Depression is a severe mental illness which adversely affects the behavior, brain and whole body, as well as drives down the quality of life. In addition, depression has been linked to heart problems too.
Doctors still can’t completely explain how depression and heart disease are linked together. But it is now clear to them that if the patient is depressed and has a heart disease; both conditions have to be treated together for the patient to be well.
Depression and heart disease are the world’s leading cause of disability and death respectively. This combination poses an enormous threat to the general public.
Effects of Depression on the Heart
Doctors have recently deduced from various researches that depression has a major effect on the heart, and concluded that “depression can break your heart.”
Find out how depression can do that:
1. Depression can upset the rhythm of the heart and promote blood clots and inflammation. It can immerse the body in stress hormones which cause blood pressure to rise and the arteries to harden.
2. Depressed people usually smoke, do not watch their diets, do not exercise, and forget their medications, all of which lead to the danger of a heart disease.
3. A study organized in Baltimore, MD observed that those with no history of depression were less likely to have heart disease. And show that those who had a history of depression were four times more prone to having a heart attack within the next 14 years.
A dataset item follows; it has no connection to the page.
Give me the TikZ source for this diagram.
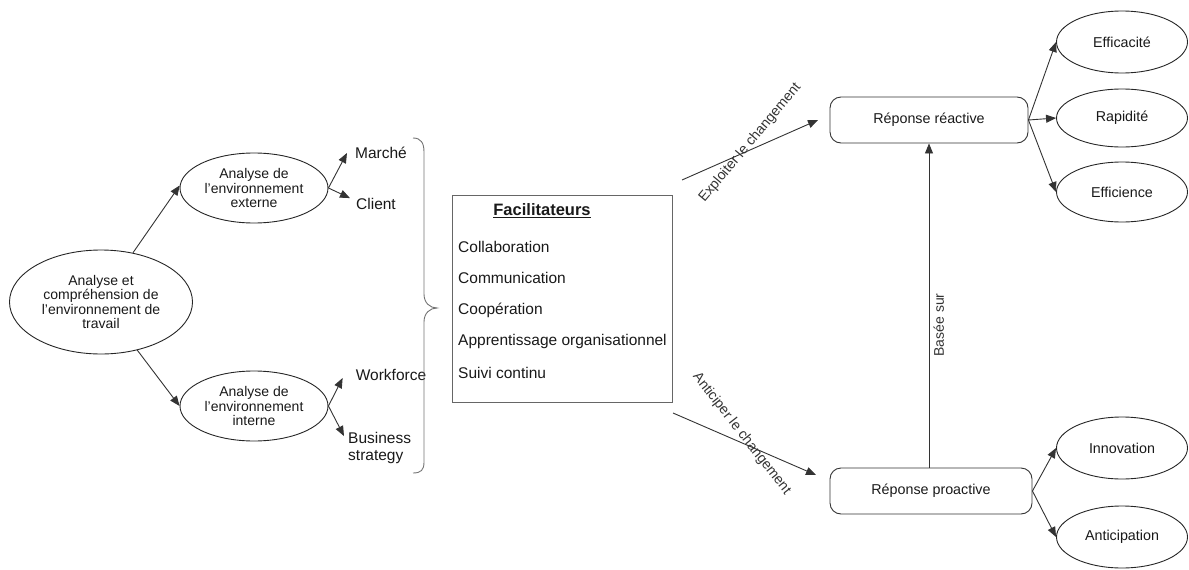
\documentclass[tikz,border=0pt]{standalone}
\usepackage{fontspec}
\setmainfont{Liberation Sans}
\usetikzlibrary{arrows.meta,shapes.geometric}
\begin{document}
\begin{tikzpicture}[x=1pt,y=-1pt,
  every node/.style={font=\fontsize{14}{14.5}\selectfont, text=black!90},
  ell/.style={ellipse, draw=black!85, line width=0.9pt, inner sep=0pt, align=center},
  small/.style={ell, minimum width=131pt, minimum height=62pt, font=\fontsize{14.3}{16}\selectfont},
  mid/.style={ell, minimum width=148pt, minimum height=70pt},
  rbox/.style={rectangle, rounded corners=11pt, draw=black!80, line width=0.9pt, minimum height=46pt, font=\fontsize{14.3}{16}\selectfont},
  arr/.style={draw=black!80, line width=0.9pt, -{Triangle[length=10pt,width=8pt]}},
  lbl/.style={font=\fontsize{15.5}{17}\selectfont, inner sep=2pt},
  elbl/.style={font=\fontsize{14}{16}\selectfont, text=black!80, inner sep=0pt},
]
\useasboundingbox (0,0) rectangle (1189,570);

% left part
\node[ell, minimum width=183pt, minimum height=104pt] (main) at (101,302)
  {Analyse et\\compréhension de\\l'environnement de\\travail};
\node[mid] (ext) at (254,188) {Analyse de\\l'environnement\\externe};
\node[mid] (int) at (254,406) {Analyse de\\l'environnement\\interne};

\node[lbl] (marche) at (381,153) {Marché};
\node[lbl] (client) at (376,204) {Client};
\node[lbl] (wf) at (391,375) {Workforce};
\node[lbl, align=left, anchor=west] (bs) at (346,448) {Business\\strategy};

\draw[arr] (main.57) -- (ext.178);
\draw[arr] (main.-53) -- (int.west);
\draw[arr] (ext.east) -- ([xshift=-6pt]marche.west);
\draw[arr] (ext.east) -- ([xshift=-4pt,yshift=-2pt]client.north west);
\draw[arr] (int.east) -- ([xshift=-11pt,yshift=-3pt]wf.west);
\draw[arr] (int.east) -- ([xshift=-2pt,yshift=-6pt]bs.north west);

% brace
\draw[draw=black!55, line width=0.9pt]
  (413,138) .. controls (421,138) and (424,143) .. (424,152) -- (424,294)
  .. controls (424,303) and (430,308) .. (437,308)
  .. controls (430,308) and (424,313) .. (424,322) -- (424,462)
  .. controls (424,470) and (421,473) .. (413,473);

% facilitateurs
\node[rectangle, draw=black!60, line width=0.9pt, minimum width=220pt, minimum height=207pt, inner sep=0pt] (fac) at (562,298.5) {};
\node[font=\fontsize{16.5}{18}\selectfont\bfseries] (factitle) at (542,211) {\underline{Facilitateurs}};
\node[lbl, anchor=west] (f1) at (456,247) {Collaboration};
\node[lbl, anchor=west] (f2) at (456,278) {Communication};
\node[lbl, anchor=west] (f3) at (456,310) {Coopération};
\node[lbl, anchor=west] (f4) at (456,341) {Apprentissage organisationnel};
\node[lbl, anchor=west] (f5) at (456,373) {Suivi continu};

% responses
\node[rbox, minimum width=198pt] (react) at (929,120) {Réponse réactive};
\node[rbox, minimum width=202pt] (pro) at (931,491) {Réponse proactive};

\coordinate (exs) at (682,180);
\coordinate (exe) at (818,120);
\coordinate (ans) at (673,413);
\coordinate (ane) at (816,475);

\draw[arr] (exs) -- node[elbl, pos=0.5, yshift=7pt, rotate=50] {Exploiter le changement} (exe);
\draw[arr] (ans) -- node[elbl, pos=0.48, yshift=9pt, rotate=-52] {Anticiper le changement} (ane);

\draw[arr] (pro.north -| react.south) -- node[elbl, pos=0.44, rotate=90, anchor=north, inner sep=4pt] {Basée sur} (react.south);

% outcomes
\node[small] (eff) at (1122,42) {Efficacité};
\node[small, minimum height=58pt] (rap) at (1122,118) {Rapidité};
\node[small, minimum height=60pt] (efc) at (1122,192) {Efficience};
\node[small] (inn) at (1122,448) {Innovation};
\node[small] (ant) at (1122,537) {Anticipation};

\draw[arr] (react.east) -- (eff.west);
\draw[arr] (react.east) -- (rap.west);
\draw[arr] (react.east) -- (efc.west);
\draw[arr] (pro.east) -- (inn.west);
\draw[arr] (pro.east) -- (ant.west);
\end{tikzpicture}
\end{document}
It showed that depression is another cause of heart disease together with high blood cholesterol and high blood pressure.
4. People who are depressed may make it difficult to take the medications needed that would treat the heart disorder.
5. Depression causes frequent high stages of stress hormones which can trigger the sympathetic nervous system which can have deadly effects on the heart.
6. Emotional distress may instigate very fast heartbeat, high blood pressure and swifter blood clotting, as well as high insulin and cholesterol levels. These dangers, adding obesity, will form a chain of symptoms that will later form signs of heart disease.
7. A research in Montreal, Canada has concluded that depressed heart patients have a higher probability of dying in the next six months compared to those who were not depressed.
8. People with depression may feel sluggish and yet still have elevated stress hormones, which increases the work of the heart. The body’s healing process is focused away from the tissue repair functions needed in heart disease.
9. Those who suffer from both heart disease and depression have their depressed mood getting in the way for their recovery.
The combination of depression and heart disease is linked with increased sickness and death; it is a very lethal combination that should be managed together.
Doctors believe that knowing the patient’s history of depression will greatly aid the cure by concentrating not so much on the depression itself, but on the behaviors that are a result of the depression. Recovery from depression takes time, but treatments are efficient.